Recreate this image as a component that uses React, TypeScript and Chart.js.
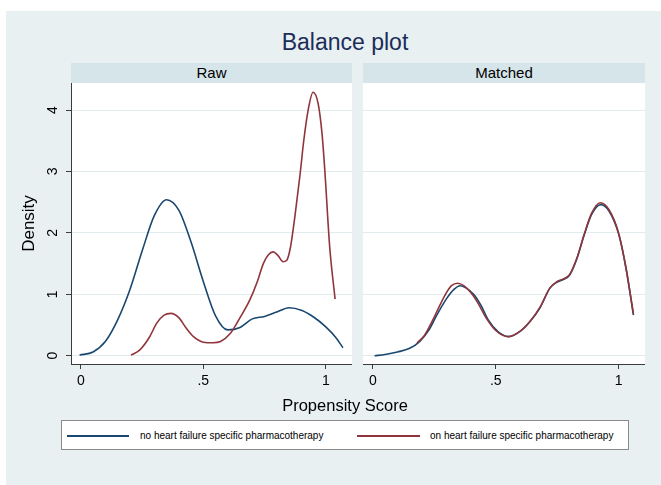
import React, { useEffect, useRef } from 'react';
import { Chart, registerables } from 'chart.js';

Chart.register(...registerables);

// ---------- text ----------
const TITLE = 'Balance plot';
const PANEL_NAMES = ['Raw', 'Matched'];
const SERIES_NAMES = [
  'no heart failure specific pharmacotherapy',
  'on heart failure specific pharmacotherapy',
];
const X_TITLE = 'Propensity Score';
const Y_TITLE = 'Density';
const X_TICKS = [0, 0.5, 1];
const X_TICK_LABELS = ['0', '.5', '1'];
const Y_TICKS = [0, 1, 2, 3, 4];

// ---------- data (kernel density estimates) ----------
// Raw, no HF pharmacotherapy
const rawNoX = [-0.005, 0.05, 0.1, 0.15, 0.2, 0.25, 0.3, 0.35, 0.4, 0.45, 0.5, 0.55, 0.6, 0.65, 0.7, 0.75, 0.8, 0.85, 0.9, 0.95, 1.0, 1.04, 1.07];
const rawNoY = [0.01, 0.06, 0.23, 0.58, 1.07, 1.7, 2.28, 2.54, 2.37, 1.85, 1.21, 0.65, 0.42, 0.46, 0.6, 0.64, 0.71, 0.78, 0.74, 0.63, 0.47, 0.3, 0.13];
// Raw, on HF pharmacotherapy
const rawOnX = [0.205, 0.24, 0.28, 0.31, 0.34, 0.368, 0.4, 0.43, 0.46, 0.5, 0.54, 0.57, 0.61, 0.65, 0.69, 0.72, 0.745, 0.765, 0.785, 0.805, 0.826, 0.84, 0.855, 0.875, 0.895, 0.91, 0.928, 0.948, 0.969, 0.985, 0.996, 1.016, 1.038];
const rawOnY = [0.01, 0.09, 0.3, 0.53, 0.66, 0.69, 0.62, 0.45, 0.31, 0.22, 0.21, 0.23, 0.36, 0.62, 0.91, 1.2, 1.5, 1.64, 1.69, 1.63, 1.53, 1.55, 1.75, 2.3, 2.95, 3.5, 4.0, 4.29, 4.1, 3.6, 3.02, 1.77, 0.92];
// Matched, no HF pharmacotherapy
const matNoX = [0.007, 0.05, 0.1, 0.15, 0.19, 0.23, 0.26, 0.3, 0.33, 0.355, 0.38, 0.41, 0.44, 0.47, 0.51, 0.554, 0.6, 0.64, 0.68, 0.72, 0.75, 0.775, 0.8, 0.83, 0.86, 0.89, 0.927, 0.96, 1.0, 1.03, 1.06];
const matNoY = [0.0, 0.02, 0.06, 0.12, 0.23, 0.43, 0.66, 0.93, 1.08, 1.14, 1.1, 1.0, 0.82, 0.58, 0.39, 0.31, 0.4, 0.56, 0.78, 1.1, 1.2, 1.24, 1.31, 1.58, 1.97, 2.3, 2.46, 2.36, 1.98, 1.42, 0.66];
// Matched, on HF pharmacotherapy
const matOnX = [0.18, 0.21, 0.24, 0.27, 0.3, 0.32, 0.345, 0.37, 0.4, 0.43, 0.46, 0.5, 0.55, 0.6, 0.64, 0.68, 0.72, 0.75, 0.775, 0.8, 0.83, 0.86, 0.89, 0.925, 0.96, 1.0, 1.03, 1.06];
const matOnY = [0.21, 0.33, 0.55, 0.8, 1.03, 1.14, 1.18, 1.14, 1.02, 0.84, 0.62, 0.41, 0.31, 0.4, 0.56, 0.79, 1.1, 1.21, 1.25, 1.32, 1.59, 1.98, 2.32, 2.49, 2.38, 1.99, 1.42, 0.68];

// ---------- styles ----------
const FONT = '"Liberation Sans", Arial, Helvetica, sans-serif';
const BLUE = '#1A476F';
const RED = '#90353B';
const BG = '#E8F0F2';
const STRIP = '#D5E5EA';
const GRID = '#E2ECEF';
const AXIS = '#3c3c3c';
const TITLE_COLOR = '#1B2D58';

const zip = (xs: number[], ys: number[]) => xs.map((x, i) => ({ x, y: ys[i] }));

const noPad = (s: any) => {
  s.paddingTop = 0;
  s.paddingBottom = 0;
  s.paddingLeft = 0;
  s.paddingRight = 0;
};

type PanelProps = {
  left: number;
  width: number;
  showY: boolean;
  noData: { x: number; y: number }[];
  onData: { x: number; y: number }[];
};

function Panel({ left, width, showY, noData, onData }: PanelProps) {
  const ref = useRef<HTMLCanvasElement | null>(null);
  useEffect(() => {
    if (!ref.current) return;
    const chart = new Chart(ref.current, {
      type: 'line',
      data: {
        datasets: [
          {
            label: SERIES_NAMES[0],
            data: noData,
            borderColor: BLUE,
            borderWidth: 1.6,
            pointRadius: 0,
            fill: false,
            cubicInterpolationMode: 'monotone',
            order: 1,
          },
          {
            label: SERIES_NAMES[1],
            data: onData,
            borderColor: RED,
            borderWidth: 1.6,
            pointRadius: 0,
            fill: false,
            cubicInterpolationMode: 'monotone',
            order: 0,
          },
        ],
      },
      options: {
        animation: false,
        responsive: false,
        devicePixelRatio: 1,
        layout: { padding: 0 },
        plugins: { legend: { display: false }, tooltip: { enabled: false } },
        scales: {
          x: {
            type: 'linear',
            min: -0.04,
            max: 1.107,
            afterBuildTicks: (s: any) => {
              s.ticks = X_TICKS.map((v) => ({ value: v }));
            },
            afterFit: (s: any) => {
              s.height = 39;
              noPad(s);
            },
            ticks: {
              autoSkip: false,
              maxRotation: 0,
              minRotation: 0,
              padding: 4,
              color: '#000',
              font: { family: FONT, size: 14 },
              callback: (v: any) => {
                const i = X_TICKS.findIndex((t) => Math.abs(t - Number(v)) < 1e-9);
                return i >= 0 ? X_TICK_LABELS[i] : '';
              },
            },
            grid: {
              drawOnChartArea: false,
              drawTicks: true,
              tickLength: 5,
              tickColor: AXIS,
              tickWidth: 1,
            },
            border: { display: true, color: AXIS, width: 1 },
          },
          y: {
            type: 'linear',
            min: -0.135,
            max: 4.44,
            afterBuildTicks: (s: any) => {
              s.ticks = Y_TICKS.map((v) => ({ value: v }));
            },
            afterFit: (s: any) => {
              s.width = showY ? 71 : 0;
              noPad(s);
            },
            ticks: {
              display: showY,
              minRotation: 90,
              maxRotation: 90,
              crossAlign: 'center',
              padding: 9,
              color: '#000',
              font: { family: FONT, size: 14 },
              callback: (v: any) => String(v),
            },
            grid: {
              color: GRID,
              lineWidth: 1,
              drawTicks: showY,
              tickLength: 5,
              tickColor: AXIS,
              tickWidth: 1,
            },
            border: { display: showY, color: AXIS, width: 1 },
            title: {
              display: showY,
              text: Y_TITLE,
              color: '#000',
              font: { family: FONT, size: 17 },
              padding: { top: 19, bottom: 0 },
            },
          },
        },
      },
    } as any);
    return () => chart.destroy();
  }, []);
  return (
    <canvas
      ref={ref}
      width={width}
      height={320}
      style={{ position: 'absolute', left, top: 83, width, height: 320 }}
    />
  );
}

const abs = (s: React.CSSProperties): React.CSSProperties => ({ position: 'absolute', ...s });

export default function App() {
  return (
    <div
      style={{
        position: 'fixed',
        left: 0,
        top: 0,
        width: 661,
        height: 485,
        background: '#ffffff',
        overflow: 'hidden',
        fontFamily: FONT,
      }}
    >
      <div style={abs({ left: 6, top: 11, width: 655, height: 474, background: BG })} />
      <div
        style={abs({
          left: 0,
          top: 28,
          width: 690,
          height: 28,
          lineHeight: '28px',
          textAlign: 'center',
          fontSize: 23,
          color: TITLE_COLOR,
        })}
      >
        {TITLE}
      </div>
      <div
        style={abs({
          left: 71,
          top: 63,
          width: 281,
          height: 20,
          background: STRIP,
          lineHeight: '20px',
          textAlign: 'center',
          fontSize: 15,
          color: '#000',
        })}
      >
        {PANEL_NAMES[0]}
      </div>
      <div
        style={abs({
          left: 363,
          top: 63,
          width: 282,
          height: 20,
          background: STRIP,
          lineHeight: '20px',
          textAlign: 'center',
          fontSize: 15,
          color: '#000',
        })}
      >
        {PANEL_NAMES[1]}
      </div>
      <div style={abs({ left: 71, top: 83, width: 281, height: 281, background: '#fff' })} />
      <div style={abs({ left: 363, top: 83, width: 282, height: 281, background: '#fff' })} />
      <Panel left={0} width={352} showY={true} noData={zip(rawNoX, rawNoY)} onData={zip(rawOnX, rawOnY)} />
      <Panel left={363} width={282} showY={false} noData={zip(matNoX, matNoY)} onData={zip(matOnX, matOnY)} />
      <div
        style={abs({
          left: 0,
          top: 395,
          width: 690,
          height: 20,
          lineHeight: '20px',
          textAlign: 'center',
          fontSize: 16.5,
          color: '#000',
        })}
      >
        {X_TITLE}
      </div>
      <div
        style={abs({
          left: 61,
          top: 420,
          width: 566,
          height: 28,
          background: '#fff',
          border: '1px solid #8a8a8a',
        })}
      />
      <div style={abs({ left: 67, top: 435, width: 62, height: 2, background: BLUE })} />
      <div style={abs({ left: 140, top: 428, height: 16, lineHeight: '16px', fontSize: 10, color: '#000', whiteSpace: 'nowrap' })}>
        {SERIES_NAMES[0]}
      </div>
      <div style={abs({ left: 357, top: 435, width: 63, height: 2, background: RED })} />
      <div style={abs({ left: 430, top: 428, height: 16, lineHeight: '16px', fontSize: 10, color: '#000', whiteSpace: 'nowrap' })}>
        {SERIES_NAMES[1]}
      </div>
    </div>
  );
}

**Requirements:** Restate only the lines running from the start of the material above through the line containing "const Y_TICKS = [0, 1, 2, 3, 4];", ends included. No pictures.

**Response below:**
Recreate this image as a component that uses React, TypeScript and Chart.js.
import React, { useEffect, useRef } from 'react';
import { Chart, registerables } from 'chart.js';

Chart.register(...registerables);

// ---------- text ----------
const TITLE = 'Balance plot';
const PANEL_NAMES = ['Raw', 'Matched'];
const SERIES_NAMES = [
  'no heart failure specific pharmacotherapy',
  'on heart failure specific pharmacotherapy',
];
const X_TITLE = 'Propensity Score';
const Y_TITLE = 'Density';
const X_TICKS = [0, 0.5, 1];
const X_TICK_LABELS = ['0', '.5', '1'];
const Y_TICKS = [0, 1, 2, 3, 4];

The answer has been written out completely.